You spend your time rooting out instances where the govt looks to be a fault (a bit like shooting fish in a barrel) - perhaps you are committing what a statistician would call a sampling error? That is by focussing on just slice of what goes on, you may have formed an exaggerated view of the how bad things are. Things really might not be so terrible. Or put another way, perhaps things are not much worse than can be expected – and there’s no sense getting worked up about things that are as good as can be expected.
Hopefully this insight may allow you to step back from the brink of aneurysm.
I should add the caveat that it does not follow from this argument that everything this govt. does is defensible or that every bad incident is of no concern. Also, you have to make a distinction between the big picture and the individual instance. It is perfectly consistent, for example, to be very happy with a police force that has the lowest levels of corruption ever seen anywhere, and still come down on corrupt policemen like a ton of bricks. So Justin when you find instances of shitty behaviour, nothing I have written here excuses that instance.

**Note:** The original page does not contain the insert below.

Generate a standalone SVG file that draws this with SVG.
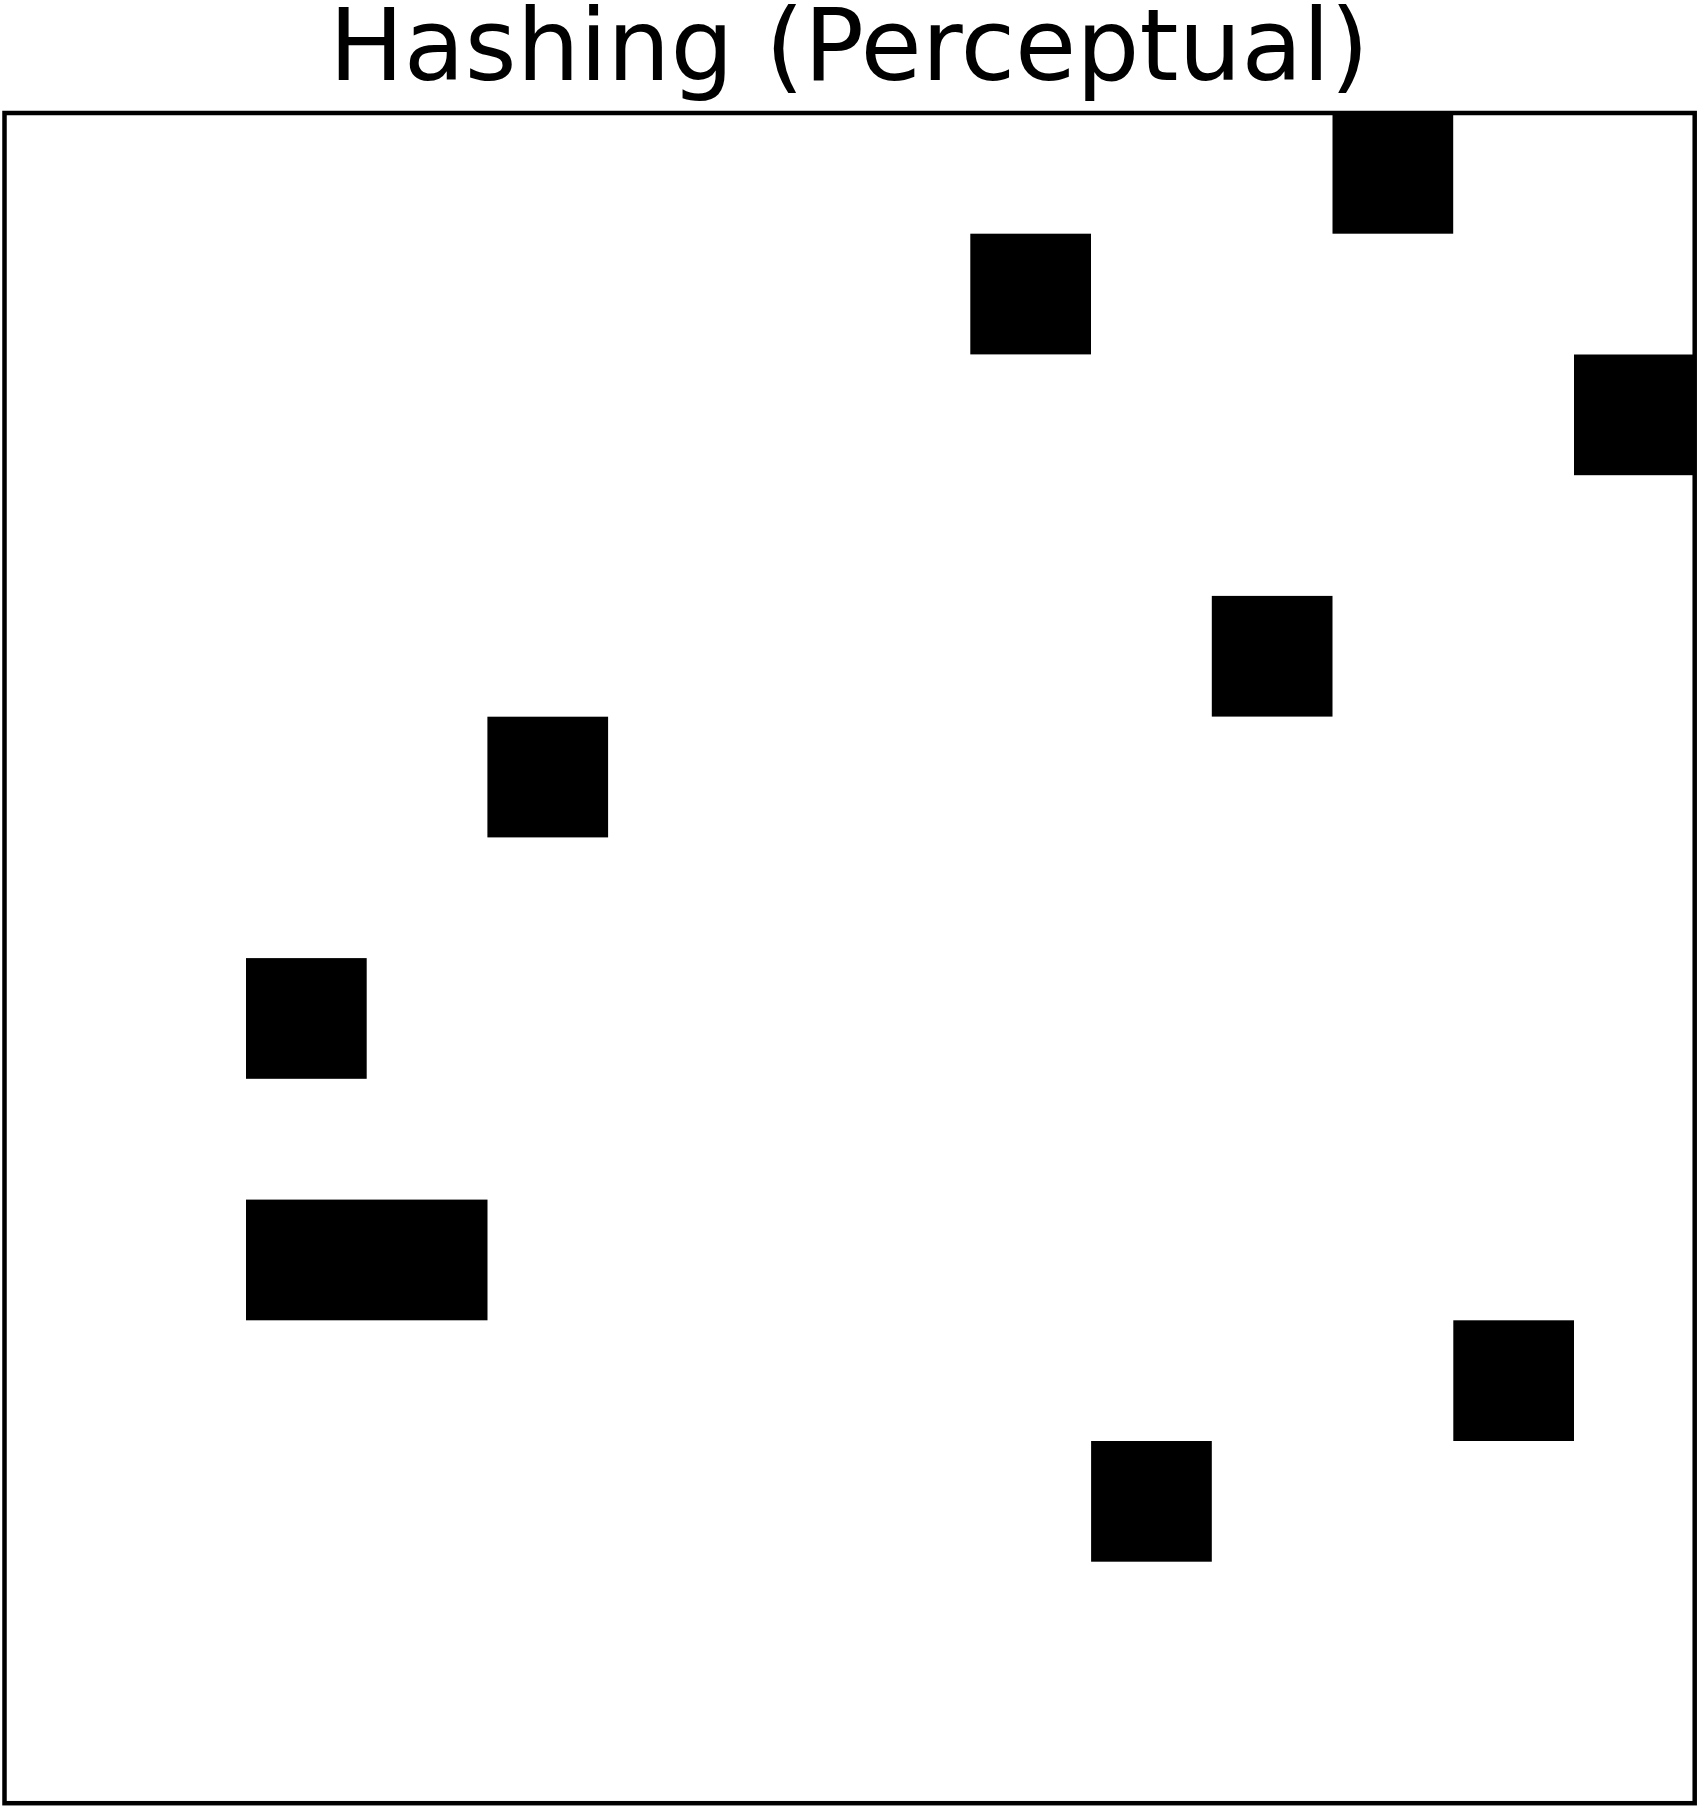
<svg xmlns="http://www.w3.org/2000/svg" width="1698" height="1808" viewBox="0 0 1698 1808">
<style>
.title{font-family:"DejaVu Sans",sans-serif;font-size:99.5px;fill:#000;text-anchor:middle}
.cell{fill:#000}
.frame{fill:none;stroke:#000;stroke-width:4.5}
</style>
<rect width="1698" height="1808" fill="#fff"/>
<text class="title" x="849" y="80">Hashing (Perceptual)</text>
<g id="cells">
<rect id="c11r0" class="cell" x="1332.5" y="113" width="120.7" height="120.7"/>
<rect id="c8r1" class="cell" x="970.3" y="233.7" width="120.7" height="120.7"/>
<rect id="c13r2" class="cell" x="1574" y="354.5" width="120.7" height="120.7"/>
<rect id="c10r4" class="cell" x="1211.8" y="595.9" width="120.7" height="120.7"/>
<rect id="c4r5" class="cell" x="487.4" y="716.7" width="120.7" height="120.7"/>
<rect id="c2r7" class="cell" x="246" y="958.1" width="120.7" height="120.7"/>
<rect id="c2r9" class="cell" x="246" y="1199.6" width="241.5" height="120.7"/>
<rect id="c12r10" class="cell" x="1453.3" y="1320.3" width="120.7" height="120.7"/>
<rect id="c9r11" class="cell" x="1091.1" y="1441" width="120.7" height="120.7"/>
</g>
<rect id="frame" class="frame" x="4.5" y="113" width="1690.2" height="1690.2"/>
</svg>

It’s not any sort of justification for dawn raids and expulsion without warning.
I can see the argument against dawn raids (although presumably that’s the best way of making sure the people you are deporting are at the address you think they are.
But why should people be given warning before expulsion from the country? Surely warnings just increase the chance they disappear into the ether?
It sounds to me like this has been handled extraordinarily insensitively. But it is Justin’s position, that doesn’t seem to deny the legality, more the morality of the actions, that is the justifiable one here.
Not the one that seems to be prevalent among other commenters that warning should be given before deportation.